Le mythe de l’Amazone

Entre la Renaissance et les Lumières, le mythe de l’Amazone fut souvent convoqué en littérature et en poésie pour qualifier négativement les femmes russes, françaises et anglaises qui exerçaient, sinon prétendaient exercer des fonctions intellectuelles, politiques et militaires, autrement dit des fonctions considérées comme naturellement masculines.

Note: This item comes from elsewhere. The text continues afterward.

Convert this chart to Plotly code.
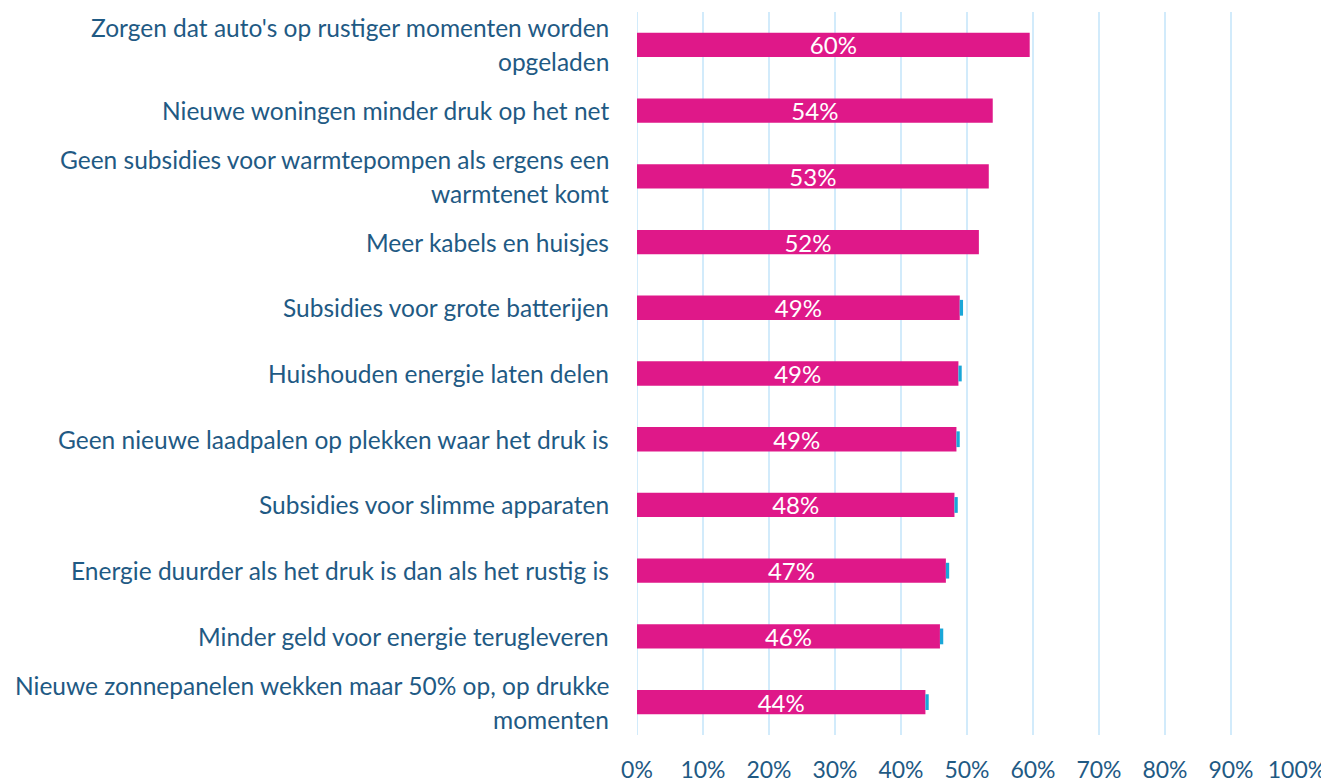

Bon nombre de souveraines et de frondeuses, de savantes et de lettrées se trouvent, dans les textes de l’époque, comparées à des Amazones. Cette comparaison se rencontre par exemple dans la littérature élisabéthaine pour qualifier la reine d’Angleterre Élisabeth Tudor (1533-1603). Différents textes la comparent à Penthésilée et Radigund.

Cette association métaphorique se rencontre aussi à l’égard de l’impératrice de Russie, Catherine II, et de sa dame d’honneur, l’éminente princesse Ekaterina Romanovna Dachkova (1743-1810), connue essentiellement pour son rôle politique lors du coup d’État du 28 juin 1762, et son rôle intellectuel de directrice de l’Académie des sciences de Saint-Pétersbourg et de présidente de l’Académie impériale russe. Catherine la petite (Ekaterina) et Catherine la Grande (Catherine II) ont été entourées de la même mythologie. L’imagerie littéraire qui en fut établie entre en résonance. L’une et l’autre sont comparées à deux Amazones.

Amazones et femmes subversives

Ces comparaisons sont chargées de connotations soit positives, soit négatives. Lorsqu’elles le sont négativement, comme sous la plume de Charles Philibert Masson en 1800, dans ses Mémoires secrets sur la Russie, c’est pour faire de ces deux éminentes femmes des puissances subversives capables de renverser les rapports de hiérarchie entre les sexes et de saper les fondements de la société patriarcale pour dérober à l’homme son pouvoir. Cette imagerie se retrouve aussi, depuis le règne de Louis XIV jusqu’au Directoire, dans les fictions, les poésies et les nombreux textes engagés dans la querelle de la femme et le plus souvent hostiles à l’émancipation féminine.